Most of my friends are not in the software industry; they're busy Googling how
to operate their AOL subscription, not the nitty gritty of JVM internals.

------
andrewcooke
I'm finding Google more and more intrusive. On their help page they say to log
out of your account if you don't want this, but then I lose my gmail
connection. I've tried switching to bing for searches, but it's not as good.
So I am thinking of moving from gmail - does anyone have any good
recommendations as a replacement?

[edit: anyone use runbox?]

------
nethergoat
Note that this feature is (for now, at least) designed to add weight to
content _created_ by your social circle. It does not, as I first thought,
modify your search results based on friends' preferences.

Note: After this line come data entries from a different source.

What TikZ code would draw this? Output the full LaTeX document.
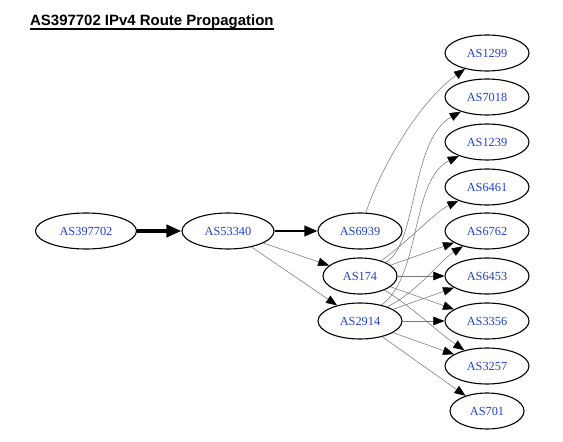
\documentclass[tikz,border=0pt]{standalone}
\usepackage{fontspec}
\setmainfont{Liberation Serif}
\newfontfamily\titlefont{Liberation Sans}
\usetikzlibrary{shapes.geometric,arrows.meta}
\definecolor{labelblue}{RGB}{36,64,200}
\definecolor{edgegray}{RGB}{120,120,120}
\tikzset{
  asnode/.style={draw=black, line width=1.1bp, ellipse, inner sep=0pt,
    minimum height=36bp, text=labelblue, font=\fontsize{12.4}{14}\selectfont},
  thinedge/.style={draw=edgegray, line width=0.55bp,
    -{Triangle[length=11bp,width=8.5bp,fill=black,color=black]}},
  thickedge/.style={draw=black, line width=4bp,
    -{Triangle[length=15bp,width=12bp]}},
  mededge/.style={draw=black, line width=2.2bp,
    -{Triangle[length=13bp,width=10.5bp]}},
}
\begin{document}
\begin{tikzpicture}[x=1bp,y=-1bp]
\useasboundingbox (0,0) rectangle (563,442);
\node[anchor=base west, inner sep=0pt, font=\titlefont\bfseries\fontsize{15}{18}\selectfont] (title) at (30,26) {AS397702 IPv4 Route Propagation};
\draw[line width=1.1bp] ([yshift=-3bp]title.base west) -- ([yshift=-3bp]title.base east);

\node[asnode, minimum width=101bp] (n397702) at (86,231) {AS397702};
\node[asnode, minimum width=92bp] (n53340) at (228,231) {AS53340};
\node[asnode, minimum width=84bp] (n6939) at (360,231) {AS6939};
\node[asnode, minimum width=74bp] (n174) at (360,276) {AS174};
\node[asnode, minimum width=84bp] (n2914) at (360,321) {AS2914};

\node[asnode, minimum width=84bp] (n1299) at (487,53) {AS1299};
\node[asnode, minimum width=84bp] (n7018) at (487,97) {AS7018};
\node[asnode, minimum width=84bp] (n1239) at (487,142) {AS1239};
\node[asnode, minimum width=84bp] (n6461) at (487,187) {AS6461};
\node[asnode, minimum width=84bp] (n6762) at (487,231) {AS6762};
\node[asnode, minimum width=84bp] (n6453) at (487,276) {AS6453};
\node[asnode, minimum width=84bp] (n3356) at (487,321) {AS3356};
\node[asnode, minimum width=84bp] (n3257) at (487,366) {AS3257};
\node[asnode, minimum width=74bp] (n701) at (487,411) {AS701};

\draw[thickedge] (n397702) -- (n53340);
\draw[mededge] (n53340) -- (n6939);
\draw[thinedge] (n53340) -- (n174);
\draw[thinedge] (n53340) -- (n2914);

\draw[thinedge] (n6939) .. controls (378,175) and (415,105) .. (n1299);
\draw[thinedge] (n174) .. controls (418,245) and (410,140) .. (n7018);
\draw[thinedge] (n2914) .. controls (422,275) and (410,180) .. (n1239);
\draw[thinedge] (n174) .. controls (410,240) and (435,212) .. (n6461);
\draw[thinedge] (n174) -- (n6762);
\draw[thinedge] (n2914) .. controls (420,290) and (438,262) .. (n6762);
\draw[thinedge] (n174) -- (n6453);
\draw[thinedge] (n2914) -- (n6453);
\draw[thinedge] (n174) -- (n3356);
\draw[thinedge] (n2914) -- (n3356);
\draw[thinedge] (n174) .. controls (410,305) and (435,330) .. (n3257);
\draw[thinedge] (n2914) -- (n3257);
\draw[thinedge] (n2914) -- (n701);
\end{tikzpicture}
\end{document}
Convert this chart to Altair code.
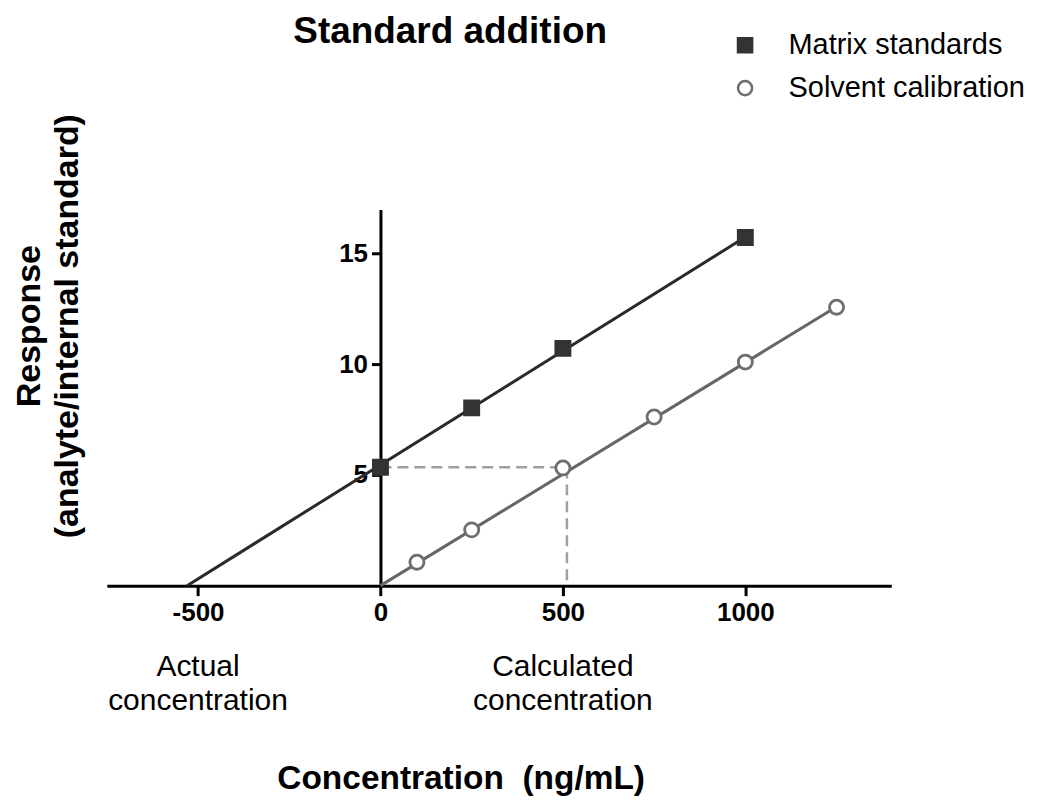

From Google's FAQ: "Google Social Search is a feature designed to help you
discover relevant publicly-accessible content from your social circle, a set
of online friends and contacts. The idea is that content from your friends and
social contacts is often more relevant to you than content from strangers. For
example, a movie review from an expert is useful, but a movie review from your
best friend can be even better."

More info here:
[http://www.google.com/support/websearch/bin/answer.py?hl=en&...](http://www.google.com/support/websearch/bin/answer.py?hl=en&answer=165228)

------
csarva
This is something I've wondered about for a long time and glad to see it being
implemented. The current iteration seems to have lots of random people listed
as first order connections though.

------
motters
Interesting. This is almost like becoming a collective brain when searching
for stuff.